**TASK DIRECTIONS**
What is the number of lines that include the word "with"? Provide only that figure.

(Stored dataset items)
● ● ● ● ● ● ●

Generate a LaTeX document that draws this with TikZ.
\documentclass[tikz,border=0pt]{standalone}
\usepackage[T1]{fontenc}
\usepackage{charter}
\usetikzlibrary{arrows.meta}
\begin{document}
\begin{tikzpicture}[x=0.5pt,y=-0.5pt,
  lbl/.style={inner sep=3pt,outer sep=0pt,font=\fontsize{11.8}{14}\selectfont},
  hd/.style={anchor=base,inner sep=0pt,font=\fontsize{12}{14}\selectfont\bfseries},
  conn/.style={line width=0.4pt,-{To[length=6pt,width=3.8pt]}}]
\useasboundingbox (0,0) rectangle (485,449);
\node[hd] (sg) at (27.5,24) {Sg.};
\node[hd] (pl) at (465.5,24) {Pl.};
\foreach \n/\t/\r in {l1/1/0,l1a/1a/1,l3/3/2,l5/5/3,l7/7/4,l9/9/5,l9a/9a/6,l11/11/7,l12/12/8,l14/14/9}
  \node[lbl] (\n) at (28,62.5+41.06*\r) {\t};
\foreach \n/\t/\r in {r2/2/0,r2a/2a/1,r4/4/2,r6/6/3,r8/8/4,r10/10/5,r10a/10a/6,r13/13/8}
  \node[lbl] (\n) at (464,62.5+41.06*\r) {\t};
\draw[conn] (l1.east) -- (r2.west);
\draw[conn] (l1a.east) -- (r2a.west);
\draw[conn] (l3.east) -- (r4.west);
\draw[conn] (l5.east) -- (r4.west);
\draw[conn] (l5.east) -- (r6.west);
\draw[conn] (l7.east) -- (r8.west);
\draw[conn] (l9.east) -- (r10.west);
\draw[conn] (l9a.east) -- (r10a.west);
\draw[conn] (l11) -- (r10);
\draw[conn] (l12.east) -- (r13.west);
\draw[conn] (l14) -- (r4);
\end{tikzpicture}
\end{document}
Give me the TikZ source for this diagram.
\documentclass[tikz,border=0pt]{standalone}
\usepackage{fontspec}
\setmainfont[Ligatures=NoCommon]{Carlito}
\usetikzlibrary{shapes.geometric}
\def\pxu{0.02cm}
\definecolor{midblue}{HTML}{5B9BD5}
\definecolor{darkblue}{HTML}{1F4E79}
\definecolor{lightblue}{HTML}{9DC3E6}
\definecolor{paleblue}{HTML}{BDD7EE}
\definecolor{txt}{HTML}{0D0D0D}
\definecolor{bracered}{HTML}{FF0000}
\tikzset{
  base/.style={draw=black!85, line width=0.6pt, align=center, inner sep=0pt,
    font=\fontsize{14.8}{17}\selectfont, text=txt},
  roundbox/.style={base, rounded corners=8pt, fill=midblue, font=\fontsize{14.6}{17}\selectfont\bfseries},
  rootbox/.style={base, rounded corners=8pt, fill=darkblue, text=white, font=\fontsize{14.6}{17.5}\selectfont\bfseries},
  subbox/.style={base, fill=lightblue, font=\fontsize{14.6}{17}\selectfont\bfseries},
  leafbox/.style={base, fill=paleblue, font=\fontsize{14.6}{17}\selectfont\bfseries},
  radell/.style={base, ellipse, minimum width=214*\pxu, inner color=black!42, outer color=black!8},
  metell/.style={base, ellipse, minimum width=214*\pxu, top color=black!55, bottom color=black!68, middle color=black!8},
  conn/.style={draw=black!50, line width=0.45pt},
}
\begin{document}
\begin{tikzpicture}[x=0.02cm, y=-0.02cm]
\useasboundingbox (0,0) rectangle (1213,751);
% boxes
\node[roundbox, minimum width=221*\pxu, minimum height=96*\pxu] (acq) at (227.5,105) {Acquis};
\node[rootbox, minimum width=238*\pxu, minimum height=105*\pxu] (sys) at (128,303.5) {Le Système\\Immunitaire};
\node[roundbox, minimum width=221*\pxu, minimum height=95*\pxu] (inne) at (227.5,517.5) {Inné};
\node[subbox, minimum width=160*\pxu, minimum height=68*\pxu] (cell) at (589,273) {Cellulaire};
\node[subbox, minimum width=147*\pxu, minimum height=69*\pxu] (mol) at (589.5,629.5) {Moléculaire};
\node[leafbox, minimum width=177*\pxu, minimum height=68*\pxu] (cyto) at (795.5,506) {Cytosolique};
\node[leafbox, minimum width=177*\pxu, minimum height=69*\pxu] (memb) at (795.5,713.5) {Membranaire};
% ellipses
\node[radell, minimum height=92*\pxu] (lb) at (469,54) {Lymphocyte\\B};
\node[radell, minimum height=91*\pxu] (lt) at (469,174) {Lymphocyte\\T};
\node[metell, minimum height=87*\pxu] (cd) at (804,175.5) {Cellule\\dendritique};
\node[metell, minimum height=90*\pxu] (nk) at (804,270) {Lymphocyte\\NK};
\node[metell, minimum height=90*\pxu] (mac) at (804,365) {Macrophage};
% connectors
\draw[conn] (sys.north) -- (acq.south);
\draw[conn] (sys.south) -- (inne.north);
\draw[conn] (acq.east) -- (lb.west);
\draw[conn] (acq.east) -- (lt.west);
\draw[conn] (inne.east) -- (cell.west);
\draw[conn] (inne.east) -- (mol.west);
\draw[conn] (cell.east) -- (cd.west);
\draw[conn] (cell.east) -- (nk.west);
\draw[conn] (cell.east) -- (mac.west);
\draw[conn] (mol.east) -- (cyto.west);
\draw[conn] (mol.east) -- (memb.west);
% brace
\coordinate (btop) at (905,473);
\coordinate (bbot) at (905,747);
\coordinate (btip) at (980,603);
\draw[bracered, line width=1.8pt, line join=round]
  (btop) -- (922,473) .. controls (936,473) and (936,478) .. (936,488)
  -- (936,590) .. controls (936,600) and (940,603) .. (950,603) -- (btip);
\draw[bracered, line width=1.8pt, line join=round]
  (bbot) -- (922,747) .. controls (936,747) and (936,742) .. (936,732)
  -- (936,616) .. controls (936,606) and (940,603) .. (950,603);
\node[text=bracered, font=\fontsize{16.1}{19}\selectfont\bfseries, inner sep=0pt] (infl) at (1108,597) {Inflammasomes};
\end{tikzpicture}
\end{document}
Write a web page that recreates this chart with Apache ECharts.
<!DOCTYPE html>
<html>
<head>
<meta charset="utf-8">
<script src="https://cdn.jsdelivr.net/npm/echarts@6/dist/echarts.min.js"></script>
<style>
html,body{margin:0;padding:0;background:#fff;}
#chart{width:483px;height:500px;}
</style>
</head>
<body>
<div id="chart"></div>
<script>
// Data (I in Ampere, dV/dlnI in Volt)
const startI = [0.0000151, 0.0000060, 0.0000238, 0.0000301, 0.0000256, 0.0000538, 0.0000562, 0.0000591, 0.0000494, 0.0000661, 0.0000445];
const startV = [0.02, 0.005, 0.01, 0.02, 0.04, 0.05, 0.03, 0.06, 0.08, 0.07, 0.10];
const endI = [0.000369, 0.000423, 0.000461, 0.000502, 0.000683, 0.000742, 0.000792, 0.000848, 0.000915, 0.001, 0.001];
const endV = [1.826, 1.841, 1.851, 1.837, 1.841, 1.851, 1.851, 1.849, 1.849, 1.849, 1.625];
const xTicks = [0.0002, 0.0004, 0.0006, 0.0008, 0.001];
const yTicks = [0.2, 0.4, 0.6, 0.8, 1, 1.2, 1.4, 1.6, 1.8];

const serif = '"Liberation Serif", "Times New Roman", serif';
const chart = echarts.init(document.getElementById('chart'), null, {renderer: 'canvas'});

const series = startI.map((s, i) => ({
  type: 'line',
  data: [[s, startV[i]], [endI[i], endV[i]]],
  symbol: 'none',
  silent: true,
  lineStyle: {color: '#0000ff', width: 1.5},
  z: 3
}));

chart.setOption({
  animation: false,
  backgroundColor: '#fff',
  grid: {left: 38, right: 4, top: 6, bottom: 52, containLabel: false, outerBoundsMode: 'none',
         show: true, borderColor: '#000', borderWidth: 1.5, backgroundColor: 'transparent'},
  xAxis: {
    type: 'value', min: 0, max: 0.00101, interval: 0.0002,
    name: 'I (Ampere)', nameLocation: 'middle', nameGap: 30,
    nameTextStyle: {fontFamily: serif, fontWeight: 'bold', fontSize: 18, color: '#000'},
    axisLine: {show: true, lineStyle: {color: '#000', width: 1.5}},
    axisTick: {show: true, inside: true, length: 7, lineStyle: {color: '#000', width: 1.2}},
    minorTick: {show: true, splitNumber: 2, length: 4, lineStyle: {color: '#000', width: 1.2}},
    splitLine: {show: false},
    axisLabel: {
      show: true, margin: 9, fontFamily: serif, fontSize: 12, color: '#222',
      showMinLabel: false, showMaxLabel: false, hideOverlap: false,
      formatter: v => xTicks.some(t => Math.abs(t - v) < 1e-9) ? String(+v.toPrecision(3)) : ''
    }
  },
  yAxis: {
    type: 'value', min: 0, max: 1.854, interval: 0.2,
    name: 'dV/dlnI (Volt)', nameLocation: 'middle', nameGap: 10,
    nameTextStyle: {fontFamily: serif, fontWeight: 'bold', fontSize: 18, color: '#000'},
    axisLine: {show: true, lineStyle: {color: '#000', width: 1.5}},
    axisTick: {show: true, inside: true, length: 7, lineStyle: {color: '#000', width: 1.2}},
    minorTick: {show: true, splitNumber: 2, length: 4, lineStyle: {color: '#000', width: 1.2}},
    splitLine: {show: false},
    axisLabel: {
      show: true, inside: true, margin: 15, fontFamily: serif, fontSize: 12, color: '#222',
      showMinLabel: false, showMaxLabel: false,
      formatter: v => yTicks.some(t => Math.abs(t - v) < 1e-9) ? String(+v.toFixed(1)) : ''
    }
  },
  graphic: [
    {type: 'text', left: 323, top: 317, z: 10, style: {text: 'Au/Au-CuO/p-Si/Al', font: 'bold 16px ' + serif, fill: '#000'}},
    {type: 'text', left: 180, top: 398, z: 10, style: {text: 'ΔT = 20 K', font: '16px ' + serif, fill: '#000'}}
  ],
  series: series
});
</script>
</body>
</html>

● ● ● ● ● ● ●

**FINISHED ANSWER**
2